Ce qui est clair, c'est qu'on est confronté aujourd'hui, avec un prix du diesel qui a atteint un record historique, à une des contraintes réelles pour des gens qui n'ont pas d'autre choix que de prendre leur diesel pour aller bosser. Il faut répondre à ces gens à court terme, mais par contre, ce qui devient enfin manifeste, c'est qu'on est confronté à une évolution encore une fois inexorable, les prix de l'énergie vont augmenter, et il faut une stratégie de long terme qui soit comprise.
Que faut-il faire exactement ?
Sortir du pétrole, cela veut dire réussir une opération à cœur ouvert. Le pétrole, est le fond de l'économie aujourd'hui. Il suffit de regarder par sa fenêtre, c'est ce qui vascularise toutes les activités. Ce n'est pas une mince affaire. Ce n’est pas un truc que l'on fait sur ses week-ends. Il faut un plan. Pour l'instant, on n'en a pas.
C'est la possibilité d'utiliser facilement une composition, des bus express, redonner la priorité au train, faire en sorte qu'il soit facile d'utiliser un vélo électrique pour aller prendre un bus ou pour aller faire du covoiturage. Ce n’est pas possible partout, mais il y a un gros morceau du chemin qui est faisable en une dizaine d'années en mettant de l'argent sur la table. On ne parle pas de ligne TGV ou d'autoroutes. C'est beaucoup moins cher que ça.
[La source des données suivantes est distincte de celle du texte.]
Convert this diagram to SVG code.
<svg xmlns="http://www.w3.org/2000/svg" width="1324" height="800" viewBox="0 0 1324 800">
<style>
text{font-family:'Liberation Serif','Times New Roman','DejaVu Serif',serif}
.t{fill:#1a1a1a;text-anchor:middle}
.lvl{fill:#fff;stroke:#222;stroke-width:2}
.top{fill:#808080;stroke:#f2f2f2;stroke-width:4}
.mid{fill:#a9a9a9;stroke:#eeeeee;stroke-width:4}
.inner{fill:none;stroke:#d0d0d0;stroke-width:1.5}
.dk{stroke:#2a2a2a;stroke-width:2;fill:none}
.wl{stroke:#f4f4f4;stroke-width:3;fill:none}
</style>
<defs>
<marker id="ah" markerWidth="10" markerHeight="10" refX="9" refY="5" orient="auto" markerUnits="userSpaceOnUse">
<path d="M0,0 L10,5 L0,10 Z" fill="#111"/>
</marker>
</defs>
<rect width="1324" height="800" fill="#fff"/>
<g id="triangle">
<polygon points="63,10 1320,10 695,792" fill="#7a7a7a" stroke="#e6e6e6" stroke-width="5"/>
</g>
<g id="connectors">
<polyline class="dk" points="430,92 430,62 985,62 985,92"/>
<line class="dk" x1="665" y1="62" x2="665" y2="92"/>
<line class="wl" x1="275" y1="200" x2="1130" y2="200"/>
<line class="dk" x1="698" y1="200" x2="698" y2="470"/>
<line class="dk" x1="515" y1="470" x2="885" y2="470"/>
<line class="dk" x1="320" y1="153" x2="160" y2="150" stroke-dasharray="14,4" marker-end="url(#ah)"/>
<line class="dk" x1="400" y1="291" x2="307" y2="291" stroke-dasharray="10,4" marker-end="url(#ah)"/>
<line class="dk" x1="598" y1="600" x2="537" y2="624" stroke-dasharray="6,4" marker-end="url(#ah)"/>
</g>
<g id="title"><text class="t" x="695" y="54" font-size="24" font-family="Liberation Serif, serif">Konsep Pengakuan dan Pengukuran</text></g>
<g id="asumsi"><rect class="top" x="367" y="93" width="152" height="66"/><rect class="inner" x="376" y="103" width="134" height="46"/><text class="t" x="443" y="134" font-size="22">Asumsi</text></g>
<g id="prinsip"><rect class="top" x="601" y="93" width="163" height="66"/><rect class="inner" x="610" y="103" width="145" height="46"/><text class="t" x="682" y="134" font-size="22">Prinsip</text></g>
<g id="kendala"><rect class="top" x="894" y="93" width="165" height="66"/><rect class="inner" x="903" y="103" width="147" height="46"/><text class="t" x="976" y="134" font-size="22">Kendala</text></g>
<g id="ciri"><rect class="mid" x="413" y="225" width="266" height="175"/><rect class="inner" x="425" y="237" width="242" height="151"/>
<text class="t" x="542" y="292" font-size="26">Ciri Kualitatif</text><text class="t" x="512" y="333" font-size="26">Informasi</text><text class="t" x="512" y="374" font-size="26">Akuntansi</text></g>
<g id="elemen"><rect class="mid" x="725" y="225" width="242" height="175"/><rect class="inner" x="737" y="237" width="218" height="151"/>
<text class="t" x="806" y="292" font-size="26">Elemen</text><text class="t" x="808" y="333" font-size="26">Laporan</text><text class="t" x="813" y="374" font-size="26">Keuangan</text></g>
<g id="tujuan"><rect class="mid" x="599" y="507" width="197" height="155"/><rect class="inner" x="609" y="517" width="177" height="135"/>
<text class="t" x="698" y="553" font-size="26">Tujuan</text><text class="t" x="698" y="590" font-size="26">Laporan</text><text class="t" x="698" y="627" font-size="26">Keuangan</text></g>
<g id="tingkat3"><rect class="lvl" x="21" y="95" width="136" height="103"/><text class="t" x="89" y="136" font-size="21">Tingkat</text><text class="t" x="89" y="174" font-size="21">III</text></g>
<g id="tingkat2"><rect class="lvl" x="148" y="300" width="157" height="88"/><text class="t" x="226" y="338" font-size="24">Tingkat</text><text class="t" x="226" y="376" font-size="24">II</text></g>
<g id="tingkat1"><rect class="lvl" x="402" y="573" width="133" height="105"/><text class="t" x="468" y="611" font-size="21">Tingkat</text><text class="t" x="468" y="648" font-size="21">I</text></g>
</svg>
Au final, la démonstration qu'on a pu faire au Shift Project, c'est que vous permettez aux gens d'avoir des temps de transport équivalents, bien souvent d'avoir les mains libres, car ils ne sont pas au volant, et puis d'économiser potentiellement sur leur budget de mobilité. Cela ne coûte pas forcément très cher. Et en plus, au final, vous permettez aux gens de continuer à se déplacer librement et éventuellement, dans bien des cas, d'économiser de l'argent.